Dan Goodman's prediction and politics journal.

Monday, August 16, 2004

Monday August 16, 2004. Woke up thinking about the Wild Hunt:

My name is Herne the Hunter,
I'm the leader of a band.
And though we're few in number,
The fear we cause is grand.
(Tune: McNamara's Band)

And it occurred to me that a few centuries from now, the Wild Hunt might be led by Margaret Thatcher (aka Iron Maggie).

***Part of my reply to a post on an sff.net newsgroup:

> And what do you want to see?

An alternate-world version of the Star Wars movies done after the first one. One in which
Luke turns out to be a farmboy of ordinary birth, he marries the princess, and it's Chewbacca who turns out to be Darth Vader's son.
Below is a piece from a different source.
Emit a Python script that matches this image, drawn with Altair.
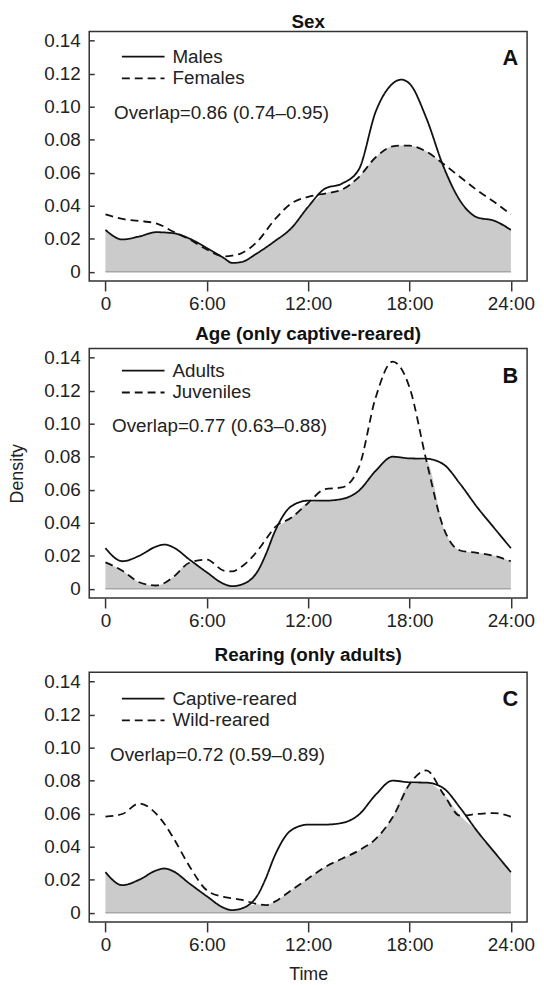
import altair as alt
import pandas as pd

FONT = "Liberation Sans"

# ---------------- data ----------------
x_ticks = [0, 6, 12, 18, 24]
x_tick_labels = ["0", "6:00", "12:00", "18:00", "24:00"]
y_ticks = [0, 0.02, 0.04, 0.06, 0.08, 0.10, 0.12, 0.14]
y_tick_labels = ["0", "0.02", "0.04", "0.06", "0.08", "0.10", "0.12", "0.14"]

titles = ["Sex", "Age (only captive-reared)", "Rearing (only adults)"]
letters = ["A", "B", "C"]
series_names = [["Males", "Females"], ["Adults", "Juveniles"], ["Captive-reared", "Wild-reared"]]
overlap_texts = ["Overlap=0.86 (0.74\u20130.95)", "Overlap=0.77 (0.63\u20130.88)", "Overlap=0.72 (0.59\u20130.89)"]

time_a = [0, 1, 2, 3, 4, 5, 6, 7, 7.5, 8, 9, 10, 11, 12, 13, 14, 15, 16, 17, 17.5, 18, 19, 20, 21, 22, 23, 24]
males = [0.0254, 0.0196, 0.0214, 0.0240, 0.0234, 0.0200, 0.0144, 0.0084, 0.0054, 0.0058, 0.0114, 0.0184,
         0.0264, 0.0394, 0.0504, 0.0534, 0.0620, 0.0970, 0.1140, 0.1164, 0.1140, 0.0930, 0.0640, 0.0430,
         0.0330, 0.0310, 0.0254]
females = [0.0348, 0.0320, 0.0308, 0.0294, 0.0244, 0.0195, 0.0135, 0.0094, 0.0098, 0.0110, 0.0184, 0.0314,
           0.0414, 0.0454, 0.0474, 0.0498, 0.0574, 0.0694, 0.0760, 0.0765, 0.0764, 0.0728, 0.0654, 0.0574,
           0.0494, 0.0424, 0.0348]

time_bc = [0, 1, 2, 3, 3.5, 4, 5, 6, 7, 7.5, 8, 9, 9.5, 10, 11, 12, 13, 14, 15, 16, 17, 18, 19, 20, 21, 22, 23, 24]
adults = [0.0246, 0.0167, 0.0200, 0.0256, 0.0268, 0.0252, 0.0175, 0.0100, 0.0030, 0.0016, 0.0024, 0.0105,
          0.0210, 0.0340, 0.0500, 0.0534, 0.0534, 0.0544, 0.0594, 0.0715, 0.0800, 0.0790, 0.0788, 0.0755,
          0.0635, 0.0495, 0.0370, 0.0246]
juveniles = [0.0160, 0.0110, 0.0040, 0.0020, 0.0035, 0.0070, 0.0160, 0.0177, 0.0110, 0.0105, 0.0130, 0.0230,
             0.0300, 0.0370, 0.0430, 0.0520, 0.0604, 0.0614, 0.0735, 0.1160, 0.1376, 0.1220, 0.0776, 0.0373,
             0.0232, 0.0218, 0.0200, 0.0167]
captive = adults
wild = [0.0582, 0.0598, 0.0662, 0.0600, 0.0537, 0.0457, 0.0277, 0.0136, 0.0096, 0.0088, 0.0080, 0.0052,
        0.0046, 0.0066, 0.0136, 0.0207, 0.0277, 0.0327, 0.0377, 0.0447, 0.0578, 0.0778, 0.0862, 0.0720,
        0.0588, 0.0598, 0.0604, 0.0582]

panel_data = [(time_a, males, females), (time_bc, adults, juveniles), (time_bc, captive, wild)]

# ---------------- layout / style (not data) ----------------
title_offsets = [-1, 4, 7]
legend_y = [16, 13, 17]
overlap_y = [82, 78, 83]
overlap_x = [25, 23, 21]
letter_y = [27, 28, 27]

W, H = 442, 252
LEG_PATH = "M-4,0H4"      # legend sample line, 8 units long
LEG_SIZE = 116            # sqrt(size)/2 * 8 = ~43 px long


def label_expr(vals, labels):
    expr = "''"
    for v, l in zip(reversed(vals), reversed(labels)):
        expr = f"abs(datum.value - {v}) < 1e-6 ? '{l}' : ({expr})"
    return expr


x_scale = alt.Scale(domain=[-0.96, 24.96], nice=False, zero=False)
y_scale = alt.Scale(domain=[-0.0056, 0.1456], nice=False, zero=False)


def make_panel(i):
    xs, s1, s2 = panel_data[i]
    n1, n2 = series_names[i]
    lines_df = pd.DataFrame({
        "t": list(xs) + list(xs),
        "d": list(s1) + list(s2),
        "series": [n1] * len(xs) + [n2] * len(xs),
    })
    min_df = pd.DataFrame({"t": xs, "d": [min(a, b) for a, b in zip(s1, s2)]})

    x_axis_kwargs = dict(
        values=x_ticks, tickCount=len(x_ticks) + 2, labelExpr=label_expr(x_ticks, x_tick_labels),
        grid=False, domain=False,
        tickSize=10, tickWidth=1.5, tickColor="#333", labelPadding=4, labelFontSize=19,
        labelFont=FONT, labelColor="#222", labelOverlap=False,
    )
    if i == 2:
        x_axis = alt.Axis(title="Time", titleFontSize=18, titleFont=FONT, titleFontWeight="normal",
                          titleColor="#222", titlePadding=11, **x_axis_kwargs)
    elif i == 1:
        x_axis = alt.Axis(title=" ", titleFontSize=3, titlePadding=1, titleOpacity=0, **x_axis_kwargs)
    else:
        x_axis = alt.Axis(title=None, **x_axis_kwargs)

    y_axis = alt.Axis(
        values=y_ticks, tickCount=len(y_ticks) + 2, labelExpr=label_expr(y_ticks, y_tick_labels),
        grid=False, domain=False,
        offset=-5, tickSize=5, tickWidth=1.5, tickColor="#333", labelPadding=9, labelFontSize=19,
        labelFont=FONT, labelColor="#222", labelOverlap=False,
        title="Density", titleFontSize=18,
        titleFont=FONT, titleFontWeight="normal", titleColor="#222", titlePadding=17,
        titleOpacity=1 if i == 1 else 0,
    )

    enc_x = alt.X("t:Q", scale=x_scale, axis=x_axis)
    enc_y = alt.Y("d:Q", scale=y_scale, axis=y_axis)

    area = alt.Chart(min_df).mark_area(color="#cbcbcb", interpolate="monotone").encode(
        x=enc_x, y=enc_y, y2=alt.datum(0)
    )
    baseline = alt.Chart(min_df).mark_line(color="#a6a6a6", strokeWidth=1.5).encode(
        x=enc_x, y=alt.datum(0)
    )
    lines = alt.Chart(lines_df).mark_line(interpolate="monotone", color="#111", strokeWidth=1.8).encode(
        x=enc_x,
        y=enc_y,
        detail="series:N",
        strokeDash=alt.StrokeDash(
            "series:N",
            scale=alt.Scale(domain=[n1, n2], range=[[1, 0], [8, 5]]),
            legend=alt.Legend(
                title=None, orient="none", legendX=45, legendY=legend_y[i], padding=0,
                symbolType=LEG_PATH, symbolSize=LEG_SIZE, symbolStrokeWidth=1.8,
                symbolStrokeColor="#111", labelFontSize=19, labelFont=FONT, labelColor="#222",
                labelOffset=20, rowPadding=2,
            ),
        ),
    )
    overlap = alt.Chart(pd.DataFrame({"txt": [overlap_texts[i]]})).mark_text(
        align="left", baseline="middle", fontSize=19, font=FONT, color="#222"
    ).encode(text="txt:N", x=alt.value(overlap_x[i]), y=alt.value(overlap_y[i]))
    letter = alt.Chart(pd.DataFrame({"txt": [letters[i]]})).mark_text(
        align="right", baseline="middle", fontSize=22, font=FONT, fontWeight="bold", color="#111"
    ).encode(text="txt:N", x=alt.value(W - 9), y=alt.value(letter_y[i]))

    return alt.layer(area, baseline, lines, overlap, letter).properties(
        width=W, height=H,
        title=alt.TitleParams(titles[i], fontSize=19, font=FONT, fontWeight="bold", color="#111",
                              offset=title_offsets[i], anchor="middle"),
    )


chart = alt.vconcat(*[make_panel(i) for i in range(3)], spacing=10).resolve_scale(
    strokeDash="independent", x="independent", y="independent"
).resolve_legend(strokeDash="independent").properties(
    padding={"left": 0, "top": 0, "right": 0, "bottom": 0}
).configure_view(stroke="#333", strokeWidth=1.5).configure_axis(labelOverlap=False)

chart.save("out.html", embed_options={"renderer": "svg", "actions": False})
***There's a discussion of "How do you come up with ideas?" at Ursulav's LiveJournal -- she being another idea-rich person. "What I can never articulate on the spot, of course, is that I don't know how other people AREN'T having these ideas, and in fact, I assume that everyone else is, in fact, having these random thoughts at any given moment, and perhaps just has better things to do with their time than pursue them in paint. Imagination, like most other muscles, responds to exercise."

What I think is that some of us really, really are better at coming up with ideas. And some are better at not suppressing them before they reach the conscious level of the mind.

But these don't guarantee success (in arts, business, or whatever). What's also important is the ability to choose among the ideas; and to build with them. Otherwise, Phillip K. Jennings would be earning far more from sf sales than Robert Silverberg.

Laurel Winter has a very good imagination; it shows in her poetry and in her fiction. But the major ideas of her YA novel Growing Wings (Firebird 2002) have been used before. People with wings, coping with a world in which most people are wingless? In sf, that goes back at least to Edmond Hamilton's 1938 story "He Who Hath Wings." (I don't know if Leslie F. Stone's 1929 "Men With Wings" is about this.) On another level, the book is about changes which come with adolescence -- not a theme entirely new to Young Adult fiction. And it's about family secrets, which has also been used a few times in YA fiction.

I don't think the book would have been anywhere near as good if she had refused to use any idea ever used before.